• _Problem to solve_: Omit pictures and quote the listing below line by line, from its start through the line that holds "['#8a2be2', '#00bfff', '#ff4500', '#32cd32'];".
++++ Source excerpt ++++
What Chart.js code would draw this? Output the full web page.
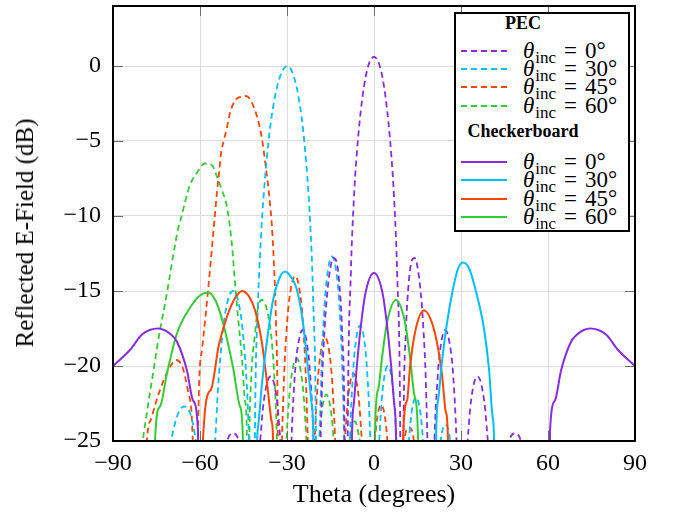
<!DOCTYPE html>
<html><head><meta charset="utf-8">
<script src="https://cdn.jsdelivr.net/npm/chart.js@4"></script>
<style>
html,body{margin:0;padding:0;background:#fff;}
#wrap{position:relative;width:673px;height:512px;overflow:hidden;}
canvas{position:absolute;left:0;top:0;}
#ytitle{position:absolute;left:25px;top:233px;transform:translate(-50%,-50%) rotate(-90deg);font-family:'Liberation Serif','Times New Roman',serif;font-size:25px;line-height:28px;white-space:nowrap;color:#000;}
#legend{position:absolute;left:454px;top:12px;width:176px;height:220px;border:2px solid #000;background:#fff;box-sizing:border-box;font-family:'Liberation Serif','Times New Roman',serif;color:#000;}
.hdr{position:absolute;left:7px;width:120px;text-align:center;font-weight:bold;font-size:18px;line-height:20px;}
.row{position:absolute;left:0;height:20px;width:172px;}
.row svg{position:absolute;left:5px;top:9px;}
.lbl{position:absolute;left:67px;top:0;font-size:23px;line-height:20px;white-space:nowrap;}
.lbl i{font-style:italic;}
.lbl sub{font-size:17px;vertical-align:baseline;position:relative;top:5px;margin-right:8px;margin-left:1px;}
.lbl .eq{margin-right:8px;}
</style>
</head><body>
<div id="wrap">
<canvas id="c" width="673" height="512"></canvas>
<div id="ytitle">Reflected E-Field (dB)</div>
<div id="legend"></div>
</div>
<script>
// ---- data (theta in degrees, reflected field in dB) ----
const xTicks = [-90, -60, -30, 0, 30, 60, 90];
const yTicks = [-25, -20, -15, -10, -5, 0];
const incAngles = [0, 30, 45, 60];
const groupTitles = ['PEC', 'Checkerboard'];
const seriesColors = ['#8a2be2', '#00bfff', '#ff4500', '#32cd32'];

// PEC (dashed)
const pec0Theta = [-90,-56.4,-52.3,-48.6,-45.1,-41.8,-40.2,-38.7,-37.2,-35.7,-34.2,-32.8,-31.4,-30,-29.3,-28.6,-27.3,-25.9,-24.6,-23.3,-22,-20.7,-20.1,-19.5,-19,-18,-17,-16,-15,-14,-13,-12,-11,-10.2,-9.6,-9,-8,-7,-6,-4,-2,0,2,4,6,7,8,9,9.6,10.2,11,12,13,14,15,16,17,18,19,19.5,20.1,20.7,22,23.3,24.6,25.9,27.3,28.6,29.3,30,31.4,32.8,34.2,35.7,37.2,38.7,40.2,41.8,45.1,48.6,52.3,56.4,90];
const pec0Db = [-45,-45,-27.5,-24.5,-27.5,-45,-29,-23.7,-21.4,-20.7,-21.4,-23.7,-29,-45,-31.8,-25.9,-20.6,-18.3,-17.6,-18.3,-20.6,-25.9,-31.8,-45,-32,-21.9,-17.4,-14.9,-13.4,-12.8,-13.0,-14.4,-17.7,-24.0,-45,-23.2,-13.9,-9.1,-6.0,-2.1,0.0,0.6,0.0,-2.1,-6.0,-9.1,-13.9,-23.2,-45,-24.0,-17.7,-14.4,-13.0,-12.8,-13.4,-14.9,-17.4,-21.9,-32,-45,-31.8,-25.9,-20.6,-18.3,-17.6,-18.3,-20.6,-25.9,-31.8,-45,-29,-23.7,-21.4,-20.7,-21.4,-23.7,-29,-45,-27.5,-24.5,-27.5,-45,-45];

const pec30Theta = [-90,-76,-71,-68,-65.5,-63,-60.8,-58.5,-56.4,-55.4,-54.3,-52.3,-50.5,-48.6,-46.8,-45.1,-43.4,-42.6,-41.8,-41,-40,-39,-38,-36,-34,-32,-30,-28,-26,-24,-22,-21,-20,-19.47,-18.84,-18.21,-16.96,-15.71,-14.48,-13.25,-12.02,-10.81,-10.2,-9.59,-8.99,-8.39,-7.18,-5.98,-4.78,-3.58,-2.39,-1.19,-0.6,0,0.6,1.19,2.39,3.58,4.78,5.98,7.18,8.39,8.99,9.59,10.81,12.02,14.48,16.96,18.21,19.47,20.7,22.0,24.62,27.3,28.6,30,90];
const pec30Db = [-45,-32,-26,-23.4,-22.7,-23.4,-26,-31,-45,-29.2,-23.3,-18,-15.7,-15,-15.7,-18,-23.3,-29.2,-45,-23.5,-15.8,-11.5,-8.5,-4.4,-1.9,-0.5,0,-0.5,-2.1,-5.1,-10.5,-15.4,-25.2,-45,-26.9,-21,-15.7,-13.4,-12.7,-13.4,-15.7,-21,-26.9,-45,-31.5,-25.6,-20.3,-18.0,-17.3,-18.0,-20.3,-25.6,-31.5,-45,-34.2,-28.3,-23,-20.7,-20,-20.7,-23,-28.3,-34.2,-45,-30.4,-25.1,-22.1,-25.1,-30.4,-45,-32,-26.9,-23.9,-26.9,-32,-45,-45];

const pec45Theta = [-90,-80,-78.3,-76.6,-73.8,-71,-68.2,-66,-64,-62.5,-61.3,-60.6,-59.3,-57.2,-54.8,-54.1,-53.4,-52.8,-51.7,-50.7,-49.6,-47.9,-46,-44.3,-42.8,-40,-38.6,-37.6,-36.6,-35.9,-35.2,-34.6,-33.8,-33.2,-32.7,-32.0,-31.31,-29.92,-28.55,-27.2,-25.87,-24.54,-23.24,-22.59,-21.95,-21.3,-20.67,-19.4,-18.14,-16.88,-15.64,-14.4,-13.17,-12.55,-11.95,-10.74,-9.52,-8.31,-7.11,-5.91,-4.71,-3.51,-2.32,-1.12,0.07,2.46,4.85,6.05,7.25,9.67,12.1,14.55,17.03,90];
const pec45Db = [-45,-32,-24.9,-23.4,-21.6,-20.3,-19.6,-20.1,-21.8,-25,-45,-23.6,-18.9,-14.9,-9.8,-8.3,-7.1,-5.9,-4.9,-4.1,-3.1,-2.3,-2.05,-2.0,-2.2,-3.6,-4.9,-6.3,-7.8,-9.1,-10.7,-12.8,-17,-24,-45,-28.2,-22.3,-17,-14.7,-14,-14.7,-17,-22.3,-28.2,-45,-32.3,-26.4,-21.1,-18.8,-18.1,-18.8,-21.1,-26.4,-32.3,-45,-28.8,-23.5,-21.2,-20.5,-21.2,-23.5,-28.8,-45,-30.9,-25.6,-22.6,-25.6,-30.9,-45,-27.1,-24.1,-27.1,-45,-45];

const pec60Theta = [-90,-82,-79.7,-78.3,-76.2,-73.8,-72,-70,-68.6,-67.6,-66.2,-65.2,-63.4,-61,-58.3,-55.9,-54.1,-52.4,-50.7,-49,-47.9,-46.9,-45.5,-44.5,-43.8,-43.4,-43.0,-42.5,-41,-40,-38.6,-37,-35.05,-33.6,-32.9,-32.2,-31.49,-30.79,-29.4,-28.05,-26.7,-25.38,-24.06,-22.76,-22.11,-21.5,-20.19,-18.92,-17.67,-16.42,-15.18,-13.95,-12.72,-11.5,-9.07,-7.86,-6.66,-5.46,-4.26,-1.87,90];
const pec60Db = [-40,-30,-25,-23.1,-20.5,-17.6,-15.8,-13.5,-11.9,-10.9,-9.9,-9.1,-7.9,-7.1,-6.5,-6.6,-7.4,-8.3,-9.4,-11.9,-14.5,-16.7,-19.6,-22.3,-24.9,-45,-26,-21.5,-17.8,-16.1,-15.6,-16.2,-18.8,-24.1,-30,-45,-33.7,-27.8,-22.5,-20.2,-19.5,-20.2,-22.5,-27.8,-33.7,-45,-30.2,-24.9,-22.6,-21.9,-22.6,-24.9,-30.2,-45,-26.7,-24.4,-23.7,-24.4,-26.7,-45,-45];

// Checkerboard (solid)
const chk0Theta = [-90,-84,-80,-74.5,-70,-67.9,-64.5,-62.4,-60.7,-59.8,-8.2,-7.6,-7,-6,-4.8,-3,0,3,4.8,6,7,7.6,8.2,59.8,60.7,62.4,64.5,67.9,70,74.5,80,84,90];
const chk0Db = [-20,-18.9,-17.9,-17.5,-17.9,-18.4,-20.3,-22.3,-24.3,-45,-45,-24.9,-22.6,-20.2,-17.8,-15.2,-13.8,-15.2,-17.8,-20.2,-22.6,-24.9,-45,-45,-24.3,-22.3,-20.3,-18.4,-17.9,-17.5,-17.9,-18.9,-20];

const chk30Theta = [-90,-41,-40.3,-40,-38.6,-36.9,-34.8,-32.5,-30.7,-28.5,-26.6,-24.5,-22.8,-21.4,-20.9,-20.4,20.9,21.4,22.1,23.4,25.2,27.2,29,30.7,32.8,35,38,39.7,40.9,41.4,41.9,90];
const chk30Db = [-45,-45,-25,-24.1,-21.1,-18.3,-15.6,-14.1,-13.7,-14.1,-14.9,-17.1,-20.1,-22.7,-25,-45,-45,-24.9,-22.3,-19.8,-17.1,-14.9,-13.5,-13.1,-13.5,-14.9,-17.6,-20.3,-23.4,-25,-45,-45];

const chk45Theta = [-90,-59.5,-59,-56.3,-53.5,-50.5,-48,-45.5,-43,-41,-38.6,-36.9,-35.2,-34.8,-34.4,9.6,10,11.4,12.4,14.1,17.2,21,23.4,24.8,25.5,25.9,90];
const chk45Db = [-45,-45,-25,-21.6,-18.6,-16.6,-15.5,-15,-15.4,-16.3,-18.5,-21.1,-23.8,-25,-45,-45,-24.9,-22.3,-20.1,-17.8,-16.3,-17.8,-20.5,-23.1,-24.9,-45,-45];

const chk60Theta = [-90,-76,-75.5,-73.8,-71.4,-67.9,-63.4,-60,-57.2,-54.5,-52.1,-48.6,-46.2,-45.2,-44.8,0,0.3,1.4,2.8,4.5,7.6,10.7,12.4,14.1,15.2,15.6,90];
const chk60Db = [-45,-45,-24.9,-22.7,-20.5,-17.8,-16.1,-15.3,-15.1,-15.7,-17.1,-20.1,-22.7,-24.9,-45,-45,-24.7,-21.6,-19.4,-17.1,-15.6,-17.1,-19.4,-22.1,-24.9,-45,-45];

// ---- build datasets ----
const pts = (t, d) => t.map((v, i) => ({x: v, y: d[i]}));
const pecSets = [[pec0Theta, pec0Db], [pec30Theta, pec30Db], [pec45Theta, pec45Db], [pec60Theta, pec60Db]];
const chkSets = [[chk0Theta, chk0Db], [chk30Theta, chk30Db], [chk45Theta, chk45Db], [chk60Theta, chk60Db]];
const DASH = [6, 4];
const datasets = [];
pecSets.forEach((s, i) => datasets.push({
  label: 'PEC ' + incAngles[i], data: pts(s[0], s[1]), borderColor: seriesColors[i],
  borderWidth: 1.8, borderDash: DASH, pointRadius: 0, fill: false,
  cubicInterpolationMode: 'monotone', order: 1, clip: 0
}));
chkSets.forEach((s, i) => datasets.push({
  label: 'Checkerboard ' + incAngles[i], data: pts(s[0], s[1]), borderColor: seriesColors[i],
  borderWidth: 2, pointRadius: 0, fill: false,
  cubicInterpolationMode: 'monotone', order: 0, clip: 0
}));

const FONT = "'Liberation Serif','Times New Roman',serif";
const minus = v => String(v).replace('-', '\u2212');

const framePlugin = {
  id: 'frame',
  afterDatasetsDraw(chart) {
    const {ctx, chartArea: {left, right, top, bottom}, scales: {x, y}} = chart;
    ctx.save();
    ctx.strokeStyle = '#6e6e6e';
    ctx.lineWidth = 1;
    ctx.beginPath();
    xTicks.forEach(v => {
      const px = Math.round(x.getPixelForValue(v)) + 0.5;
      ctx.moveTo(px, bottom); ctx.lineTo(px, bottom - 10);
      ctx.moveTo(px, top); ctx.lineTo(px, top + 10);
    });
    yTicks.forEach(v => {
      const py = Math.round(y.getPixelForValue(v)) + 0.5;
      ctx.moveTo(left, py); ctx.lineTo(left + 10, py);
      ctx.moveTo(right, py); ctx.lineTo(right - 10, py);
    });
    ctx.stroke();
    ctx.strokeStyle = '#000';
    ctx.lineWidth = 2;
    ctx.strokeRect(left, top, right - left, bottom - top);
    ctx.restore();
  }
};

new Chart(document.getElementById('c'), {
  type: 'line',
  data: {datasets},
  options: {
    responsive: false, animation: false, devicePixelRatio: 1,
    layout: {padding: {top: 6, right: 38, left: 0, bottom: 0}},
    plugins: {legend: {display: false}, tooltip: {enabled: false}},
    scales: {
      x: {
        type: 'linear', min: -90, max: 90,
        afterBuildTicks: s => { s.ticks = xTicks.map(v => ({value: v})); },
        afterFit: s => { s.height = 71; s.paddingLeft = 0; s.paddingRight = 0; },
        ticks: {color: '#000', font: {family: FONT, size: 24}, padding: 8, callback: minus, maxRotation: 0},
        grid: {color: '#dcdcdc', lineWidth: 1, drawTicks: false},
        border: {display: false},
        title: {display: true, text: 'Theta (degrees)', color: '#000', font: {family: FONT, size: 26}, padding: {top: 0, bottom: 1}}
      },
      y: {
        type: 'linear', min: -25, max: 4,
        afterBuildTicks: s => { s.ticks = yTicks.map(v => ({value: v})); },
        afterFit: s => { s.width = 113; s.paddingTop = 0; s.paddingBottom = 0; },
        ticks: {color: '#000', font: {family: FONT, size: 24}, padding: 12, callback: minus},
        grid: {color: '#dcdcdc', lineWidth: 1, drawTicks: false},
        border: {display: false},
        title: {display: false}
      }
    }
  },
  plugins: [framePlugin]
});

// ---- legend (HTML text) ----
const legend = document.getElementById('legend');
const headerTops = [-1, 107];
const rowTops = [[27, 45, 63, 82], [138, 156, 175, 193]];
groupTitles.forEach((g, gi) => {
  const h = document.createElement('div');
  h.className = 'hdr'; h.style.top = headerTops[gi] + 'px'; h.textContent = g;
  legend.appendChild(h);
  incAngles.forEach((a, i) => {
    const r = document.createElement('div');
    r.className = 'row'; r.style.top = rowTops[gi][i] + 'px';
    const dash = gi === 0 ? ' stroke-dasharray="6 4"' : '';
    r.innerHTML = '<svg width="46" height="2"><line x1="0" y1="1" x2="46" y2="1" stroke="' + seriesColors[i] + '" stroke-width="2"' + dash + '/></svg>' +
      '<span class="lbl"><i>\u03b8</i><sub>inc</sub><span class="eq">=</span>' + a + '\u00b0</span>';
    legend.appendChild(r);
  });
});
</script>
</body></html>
++++
• _Result_:
What Chart.js code would draw this? Output the full web page.
<!DOCTYPE html>
<html><head><meta charset="utf-8">
<script src="https://cdn.jsdelivr.net/npm/chart.js@4"></script>
<style>
html,body{margin:0;padding:0;background:#fff;}
#wrap{position:relative;width:673px;height:512px;overflow:hidden;}
canvas{position:absolute;left:0;top:0;}
#ytitle{position:absolute;left:25px;top:233px;transform:translate(-50%,-50%) rotate(-90deg);font-family:'Liberation Serif','Times New Roman',serif;font-size:25px;line-height:28px;white-space:nowrap;color:#000;}
#legend{position:absolute;left:454px;top:12px;width:176px;height:220px;border:2px solid #000;background:#fff;box-sizing:border-box;font-family:'Liberation Serif','Times New Roman',serif;color:#000;}
.hdr{position:absolute;left:7px;width:120px;text-align:center;font-weight:bold;font-size:18px;line-height:20px;}
.row{position:absolute;left:0;height:20px;width:172px;}
.row svg{position:absolute;left:5px;top:9px;}
.lbl{position:absolute;left:67px;top:0;font-size:23px;line-height:20px;white-space:nowrap;}
.lbl i{font-style:italic;}
.lbl sub{font-size:17px;vertical-align:baseline;position:relative;top:5px;margin-right:8px;margin-left:1px;}
.lbl .eq{margin-right:8px;}
</style>
</head><body>
<div id="wrap">
<canvas id="c" width="673" height="512"></canvas>
<div id="ytitle">Reflected E-Field (dB)</div>
<div id="legend"></div>
</div>
<script>
// ---- data (theta in degrees, reflected field in dB) ----
const xTicks = [-90, -60, -30, 0, 30, 60, 90];
const yTicks = [-25, -20, -15, -10, -5, 0];
const incAngles = [0, 30, 45, 60];
const groupTitles = ['PEC', 'Checkerboard'];
const seriesColors = ['#8a2be2', '#00bfff', '#ff4500', '#32cd32'];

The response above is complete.